Reproduce exactly and only the lines running from the one with "Emit a web page" through the one with "const binWidth = 5", both end lines included.

━━ STORED RECORDS ━━

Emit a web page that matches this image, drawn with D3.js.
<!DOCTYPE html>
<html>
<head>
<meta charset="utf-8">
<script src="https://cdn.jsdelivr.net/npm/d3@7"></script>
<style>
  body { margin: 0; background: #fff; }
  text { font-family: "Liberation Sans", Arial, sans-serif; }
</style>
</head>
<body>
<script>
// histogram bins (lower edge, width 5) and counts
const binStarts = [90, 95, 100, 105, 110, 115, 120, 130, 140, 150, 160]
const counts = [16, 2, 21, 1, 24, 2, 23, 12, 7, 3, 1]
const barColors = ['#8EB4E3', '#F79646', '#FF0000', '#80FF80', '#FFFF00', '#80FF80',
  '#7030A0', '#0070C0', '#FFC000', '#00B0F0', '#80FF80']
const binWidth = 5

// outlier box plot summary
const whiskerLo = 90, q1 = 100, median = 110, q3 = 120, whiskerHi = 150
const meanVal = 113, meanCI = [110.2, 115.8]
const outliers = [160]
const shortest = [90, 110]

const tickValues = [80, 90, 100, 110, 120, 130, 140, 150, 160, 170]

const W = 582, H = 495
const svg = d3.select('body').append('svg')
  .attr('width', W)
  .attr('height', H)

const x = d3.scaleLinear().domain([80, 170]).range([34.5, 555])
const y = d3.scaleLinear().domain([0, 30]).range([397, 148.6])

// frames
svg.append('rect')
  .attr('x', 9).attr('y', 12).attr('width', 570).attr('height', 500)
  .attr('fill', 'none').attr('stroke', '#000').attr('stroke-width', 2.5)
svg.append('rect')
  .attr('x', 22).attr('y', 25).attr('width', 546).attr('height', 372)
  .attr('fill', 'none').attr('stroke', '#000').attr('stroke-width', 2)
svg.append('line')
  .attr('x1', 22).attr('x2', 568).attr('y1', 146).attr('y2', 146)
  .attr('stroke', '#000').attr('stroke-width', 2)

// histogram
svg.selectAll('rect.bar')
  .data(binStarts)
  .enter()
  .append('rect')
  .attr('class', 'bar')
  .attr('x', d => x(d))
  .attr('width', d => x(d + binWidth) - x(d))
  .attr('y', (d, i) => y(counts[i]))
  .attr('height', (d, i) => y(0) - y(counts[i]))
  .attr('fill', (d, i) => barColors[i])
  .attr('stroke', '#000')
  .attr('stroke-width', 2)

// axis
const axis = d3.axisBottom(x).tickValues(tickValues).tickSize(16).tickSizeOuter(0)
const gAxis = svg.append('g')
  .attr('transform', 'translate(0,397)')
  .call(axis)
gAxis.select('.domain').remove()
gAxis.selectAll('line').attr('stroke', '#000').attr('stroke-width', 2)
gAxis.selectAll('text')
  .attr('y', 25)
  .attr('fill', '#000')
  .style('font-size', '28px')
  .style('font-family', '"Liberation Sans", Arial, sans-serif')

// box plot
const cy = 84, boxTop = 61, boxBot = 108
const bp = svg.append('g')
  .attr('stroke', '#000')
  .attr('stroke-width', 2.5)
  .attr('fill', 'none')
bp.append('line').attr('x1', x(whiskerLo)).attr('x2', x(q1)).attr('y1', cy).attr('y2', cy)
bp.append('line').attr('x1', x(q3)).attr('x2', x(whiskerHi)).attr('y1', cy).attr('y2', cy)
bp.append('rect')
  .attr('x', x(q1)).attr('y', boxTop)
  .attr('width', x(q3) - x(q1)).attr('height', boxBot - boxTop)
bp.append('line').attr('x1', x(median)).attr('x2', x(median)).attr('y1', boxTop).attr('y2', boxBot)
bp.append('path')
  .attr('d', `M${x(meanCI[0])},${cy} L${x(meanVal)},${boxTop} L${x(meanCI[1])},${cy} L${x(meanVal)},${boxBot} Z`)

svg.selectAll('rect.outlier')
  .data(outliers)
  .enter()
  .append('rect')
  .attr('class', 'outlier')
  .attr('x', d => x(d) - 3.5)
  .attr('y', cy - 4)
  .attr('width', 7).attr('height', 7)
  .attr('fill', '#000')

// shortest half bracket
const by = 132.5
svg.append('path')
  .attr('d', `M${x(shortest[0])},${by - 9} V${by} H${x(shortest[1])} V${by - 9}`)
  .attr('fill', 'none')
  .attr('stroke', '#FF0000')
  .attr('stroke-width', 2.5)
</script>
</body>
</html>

━━━
━━ STORED RECORDS ━━

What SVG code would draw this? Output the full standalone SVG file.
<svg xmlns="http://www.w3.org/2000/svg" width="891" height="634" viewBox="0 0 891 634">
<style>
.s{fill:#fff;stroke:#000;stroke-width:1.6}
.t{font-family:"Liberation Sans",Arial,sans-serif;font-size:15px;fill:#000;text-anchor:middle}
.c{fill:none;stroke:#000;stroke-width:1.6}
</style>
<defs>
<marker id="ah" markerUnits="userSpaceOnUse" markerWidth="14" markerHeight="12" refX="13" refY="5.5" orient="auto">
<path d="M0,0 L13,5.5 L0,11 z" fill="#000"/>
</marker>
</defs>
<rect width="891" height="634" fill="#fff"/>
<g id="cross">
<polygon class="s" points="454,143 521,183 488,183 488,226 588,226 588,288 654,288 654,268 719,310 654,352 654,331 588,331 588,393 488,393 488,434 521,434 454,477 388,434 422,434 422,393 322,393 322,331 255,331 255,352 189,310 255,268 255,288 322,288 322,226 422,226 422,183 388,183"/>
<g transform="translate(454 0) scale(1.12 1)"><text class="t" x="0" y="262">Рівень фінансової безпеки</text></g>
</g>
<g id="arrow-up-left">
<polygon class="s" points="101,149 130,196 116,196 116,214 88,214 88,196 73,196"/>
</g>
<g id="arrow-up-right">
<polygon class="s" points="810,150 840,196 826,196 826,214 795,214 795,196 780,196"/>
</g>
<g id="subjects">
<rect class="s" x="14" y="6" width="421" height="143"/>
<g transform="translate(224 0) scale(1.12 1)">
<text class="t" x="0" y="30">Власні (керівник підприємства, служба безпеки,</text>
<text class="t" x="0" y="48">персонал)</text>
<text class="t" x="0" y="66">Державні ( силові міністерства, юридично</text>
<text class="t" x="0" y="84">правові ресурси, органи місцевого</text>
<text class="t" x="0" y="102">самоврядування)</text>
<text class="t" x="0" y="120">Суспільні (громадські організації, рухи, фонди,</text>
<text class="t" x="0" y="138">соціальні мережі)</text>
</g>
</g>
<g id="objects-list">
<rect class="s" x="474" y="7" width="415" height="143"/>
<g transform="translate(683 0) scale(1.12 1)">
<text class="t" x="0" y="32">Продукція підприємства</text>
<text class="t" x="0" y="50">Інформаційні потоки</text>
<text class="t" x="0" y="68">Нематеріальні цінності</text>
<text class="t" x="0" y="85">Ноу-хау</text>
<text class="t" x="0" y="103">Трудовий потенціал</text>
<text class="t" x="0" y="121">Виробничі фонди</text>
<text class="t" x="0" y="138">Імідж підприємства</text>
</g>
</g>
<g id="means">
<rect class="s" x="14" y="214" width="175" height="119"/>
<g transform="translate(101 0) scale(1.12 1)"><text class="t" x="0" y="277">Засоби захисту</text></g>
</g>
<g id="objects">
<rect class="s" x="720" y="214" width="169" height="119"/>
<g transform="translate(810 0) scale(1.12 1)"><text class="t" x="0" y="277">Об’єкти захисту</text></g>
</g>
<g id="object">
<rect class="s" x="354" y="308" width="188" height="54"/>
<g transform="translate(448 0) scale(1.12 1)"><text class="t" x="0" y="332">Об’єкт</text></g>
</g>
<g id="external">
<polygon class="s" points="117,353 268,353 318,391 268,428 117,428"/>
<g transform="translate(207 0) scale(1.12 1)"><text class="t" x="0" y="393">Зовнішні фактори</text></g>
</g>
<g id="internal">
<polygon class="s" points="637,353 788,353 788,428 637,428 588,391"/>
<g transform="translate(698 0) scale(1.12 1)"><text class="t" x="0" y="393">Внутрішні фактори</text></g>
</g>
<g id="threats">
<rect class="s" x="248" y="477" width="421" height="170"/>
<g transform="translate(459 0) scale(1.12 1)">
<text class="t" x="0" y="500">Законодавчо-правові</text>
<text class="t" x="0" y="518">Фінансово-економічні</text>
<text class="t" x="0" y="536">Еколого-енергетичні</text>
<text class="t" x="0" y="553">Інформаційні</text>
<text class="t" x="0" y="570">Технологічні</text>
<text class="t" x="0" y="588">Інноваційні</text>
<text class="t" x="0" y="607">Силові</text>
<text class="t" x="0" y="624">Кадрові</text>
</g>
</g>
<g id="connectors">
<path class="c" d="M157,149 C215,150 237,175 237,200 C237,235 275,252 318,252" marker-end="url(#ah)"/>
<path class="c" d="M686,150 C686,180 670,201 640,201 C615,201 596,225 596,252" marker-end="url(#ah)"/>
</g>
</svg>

━━━

RESPONSE
Emit a web page that matches this image, drawn with D3.js.
<!DOCTYPE html>
<html>
<head>
<meta charset="utf-8">
<script src="https://cdn.jsdelivr.net/npm/d3@7"></script>
<style>
  body { margin: 0; background: #fff; }
  text { font-family: "Liberation Sans", Arial, sans-serif; }
</style>
</head>
<body>
<script>
// histogram bins (lower edge, width 5) and counts
const binStarts = [90, 95, 100, 105, 110, 115, 120, 130, 140, 150, 160]
const counts = [16, 2, 21, 1, 24, 2, 23, 12, 7, 3, 1]
const barColors = ['#8EB4E3', '#F79646', '#FF0000', '#80FF80', '#FFFF00', '#80FF80',
  '#7030A0', '#0070C0', '#FFC000', '#00B0F0', '#80FF80']
const binWidth = 5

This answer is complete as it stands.